Collected material:
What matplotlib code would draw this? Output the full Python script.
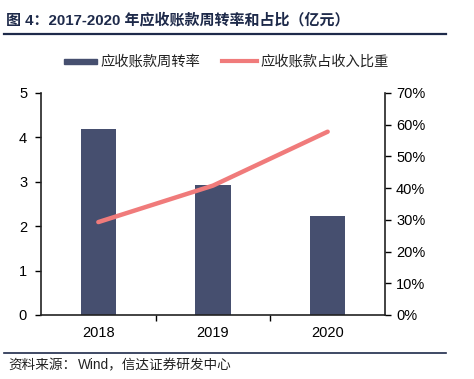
import matplotlib
matplotlib.use("Agg")
import matplotlib.pyplot as plt
from matplotlib.lines import Line2D
from matplotlib.patches import Rectangle

plt.rcParams['font.family'] = ['Liberation Sans', 'Noto Sans CJK SC', 'DejaVu Sans']

years = ['2018', '2019', '2020']
turnover = [4.2, 2.93, 2.24]
share_pct = [29.3, 40.8, 57.8]
left_ticks = [0, 1, 2, 3, 4, 5]
right_ticks = [0, 10, 20, 30, 40, 50, 60, 70]

bar_color = '#464F6F'
line_color = '#F07B7B'
W, H = 474, 379

fig = plt.figure(figsize=(W / 100, H / 100), dpi=100)
ax = fig.add_axes([41 / W, 1 - 315 / H, (385 - 41) / W, (315 - 93) / H])
x = list(range(len(years)))
ax.bar(x, turnover, width=0.31, color=bar_color, zorder=2)
ax.set_xlim(-0.5, len(years) - 0.5)
ax.set_ylim(0, 5)
ax.set_yticks(left_ticks)
ax.set_xticks(x)
ax.set_xticklabels(years)
ax.set_xticks([0.5, 1.5], minor=True)
ax.tick_params(axis='x', which='major', length=0, pad=8, labelsize=10.5)
ax.tick_params(axis='x', which='minor', length=4, width=1, direction='out')
ax.tick_params(axis='y', length=4, width=1, direction='out', labelsize=10.5, pad=6)
for s in ['top', 'right']:
    ax.spines[s].set_visible(False)
for s in ['left', 'bottom']:
    ax.spines[s].set_linewidth(1.2)
    ax.spines[s].set_color('#222222')

ax2 = ax.twinx()
ax2.plot(x, share_pct, color=line_color, lw=3.2, solid_capstyle='round', zorder=3)
ax2.set_ylim(0, 70)
ax2.set_yticks(right_ticks)
ax2.set_yticklabels([f'{v}%' for v in right_ticks])
ax2.tick_params(axis='y', length=4, width=1, direction='out', labelsize=10.5, pad=4)
for s in ['top', 'left', 'bottom']:
    ax2.spines[s].set_visible(False)
ax2.spines['right'].set_linewidth(1.2)
ax2.spines['right'].set_color('#222222')

# Title
fig.text(6 / W, 1 - 20 / H, '图 4：2017-2020 年应收账款周转率和占比（亿元）',
         fontsize=10.8, fontweight='bold', color='#1E2A4A', va='center', ha='left',
         family=['Liberation Sans', 'Noto Sans CJK SC'])
fig.add_artist(Line2D([4 / W, 446 / W], [1 - 34 / H, 1 - 34 / H], color='#1E2A4A', lw=1.6))

# Legend
fig.add_artist(Rectangle((64 / W, 1 - 63.5 / H), 33 / W, 5 / H, color=bar_color))
fig.text(100 / W, 1 - 61 / H, '应收账款周转率', fontsize=10.3, va='center', ha='left',
         family=['Noto Sans CJK SC'], color='#222222')
fig.add_artist(Line2D([222 / W, 257 / W], [1 - 61 / H, 1 - 61 / H], color=line_color, lw=3))
fig.text(260 / W, 1 - 61 / H, '应收账款占收入比重', fontsize=10.3, va='center', ha='left',
         family=['Noto Sans CJK SC'], color='#222222')

# Footer
fig.add_artist(Line2D([4 / W, 446 / W], [1 - 353 / H, 1 - 353 / H], color='#1E2A4A', lw=1.2))
fig.text(8 / W, 1 - 365 / H, '资料来源：', fontsize=9.8, va='center', ha='left',
         family=['Noto Sans CJK SC'], color='#222222', style='italic')
fig.text(78 / W, 1 - 365 / H, 'Wind，信达证券研发中心', fontsize=9.8, va='center', ha='left',
         family=['Liberation Sans', 'Noto Sans CJK SC'], color='#222222')

fig.savefig('out.png', dpi=100)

What you should do: Write out an exact copy of the listing, first line through the line containing "W, H = 474, 379", with the pictures left out.

Task result:
What matplotlib code would draw this? Output the full Python script.
import matplotlib
matplotlib.use("Agg")
import matplotlib.pyplot as plt
from matplotlib.lines import Line2D
from matplotlib.patches import Rectangle

plt.rcParams['font.family'] = ['Liberation Sans', 'Noto Sans CJK SC', 'DejaVu Sans']

years = ['2018', '2019', '2020']
turnover = [4.2, 2.93, 2.24]
share_pct = [29.3, 40.8, 57.8]
left_ticks = [0, 1, 2, 3, 4, 5]
right_ticks = [0, 10, 20, 30, 40, 50, 60, 70]

bar_color = '#464F6F'
line_color = '#F07B7B'
W, H = 474, 379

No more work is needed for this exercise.